II
Es algo usual decir que el indio maya vive en un mundo de magia y de leyenda. Cuando se piensa en este pueblo misterioso, cuyo pasado de grandeza asombra, la fantasía de sus mitos nos arrastra y la belleza de sus antiguas obras nos subyuga. El presente tiende a desaparecer.
Casi diríamos que obra en nosotros un viejo hechizo, y que los relatos del Mayab “que ya no es”, y la vigencia de costumbres y creencias cuyo origen se ha perdido confieren una pasmosa realidad a ese universo prodigioso que crearon los mayas.
La fuerza interna de estas concepciones, que se mantienen vivas por la savia de un pueblo que nunca fue verdaderamente conquistado, fundió durante siglos de convivencia los elementos indígenas con los de la cultura que trajeron los españoles, de tal manera que, para el yucateco actual, son tan propias las tradiciones de una como de la otra de sus raíces culturales.

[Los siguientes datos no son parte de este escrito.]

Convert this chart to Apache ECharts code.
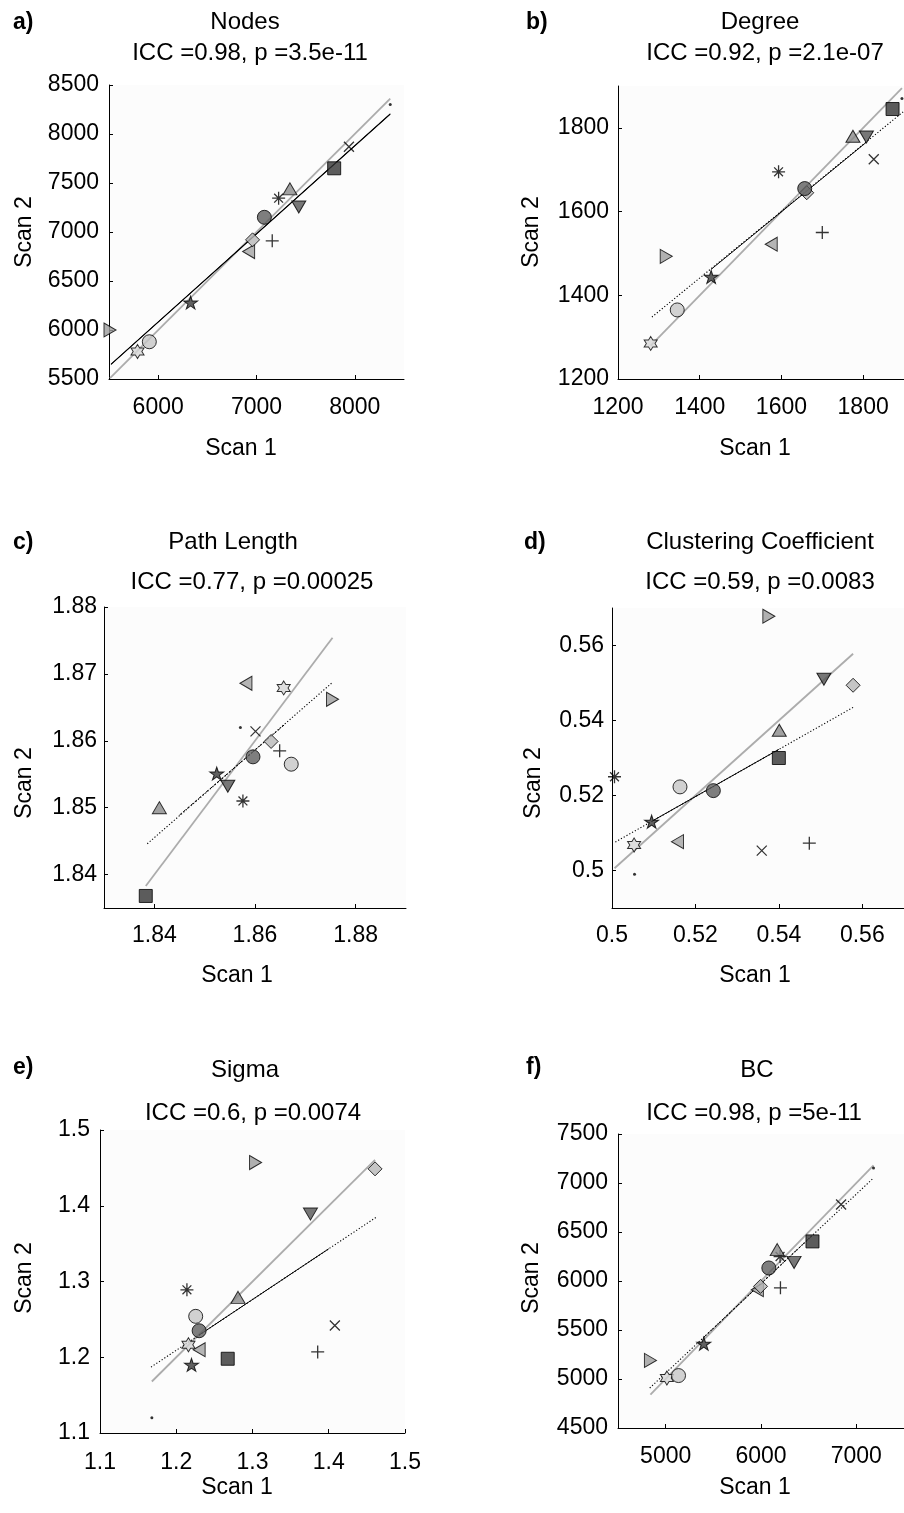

Pero, como dijera Mediz Bolio en simbólicas e incomparables palabras, el Mayab ha tenido dos vidas: “La que fue antes de Maní, y la que es después de Maní”
Maní. La última ciudad cuyo nombre quiere decir “que todo pasó”.
Cuando se inicia la Conquista, a principios del Siglo XVI, el esplendor de los mayas estaba en su ocaso y bien podían decir: “que todo pasó”.
En gran parte, el secreto de los edificios sagrados, ya abandonados, y el de sus muros cubiertos de inscripciones, se había perdido.
Persistían todavía, y sobrevivieron la tormenta de la conquista y la dominación, muchas viejas creencias, o los restos que de ellas quedaban, mezcladas o transformadas, entre las que había partes de la antigua religión, mitos relativos a casi todas las ocasiones de la vida, conocimientos curativos, hechicerías y leyendas.
Muchas cosas se han olvidado y otras han caído en el desuso. La erosión de la vida moderna, con su estruendo y su vértigo, el impacto, el impacto tecnológico y la transformación de las costumbres, por razones socioeconómicas vastas, complejas y profundas que no viene al caso analizar, alejan, diluyen, y adulteran los usos y consejas a los que tanta importancia se concedió en la vida del yucateco.
El escepticismo de las ciudades se debilita, sin embargo, con la proximidad del campo y del monte. Allí, entre los innumerables vestigios de antiguos templos, se refugian los espíritus del Mayab eterno. Ya no creemos en la Xtabay, pero siempre que pasamos cerca de una gigantesca ceiba sentimos inquietud y respeto. El deleite de un manjar, el acostumbrado mucbipollo del que se disfruta en los días de difuntos, ha hecho olvidar la esencia del hanal pixan, “alimento de las almas”, pero a veces nos acordamos y hasta hay quien se santigua y reza un apresurado padrenuestro.
Este pequeño libro es un retorno al mundo mágico de los mayas. A muchos se debe lo que contiene porque muchos hemos sentido amor hacia estas cosas, para que recuerden. No tiene invocaciones a los malos espíritus, pero se les menciona. No hay por qué temer pero, por si acaso, lector, pon entre sus páginas una ramita de ruda… y diviértete con lo que aquí se dice.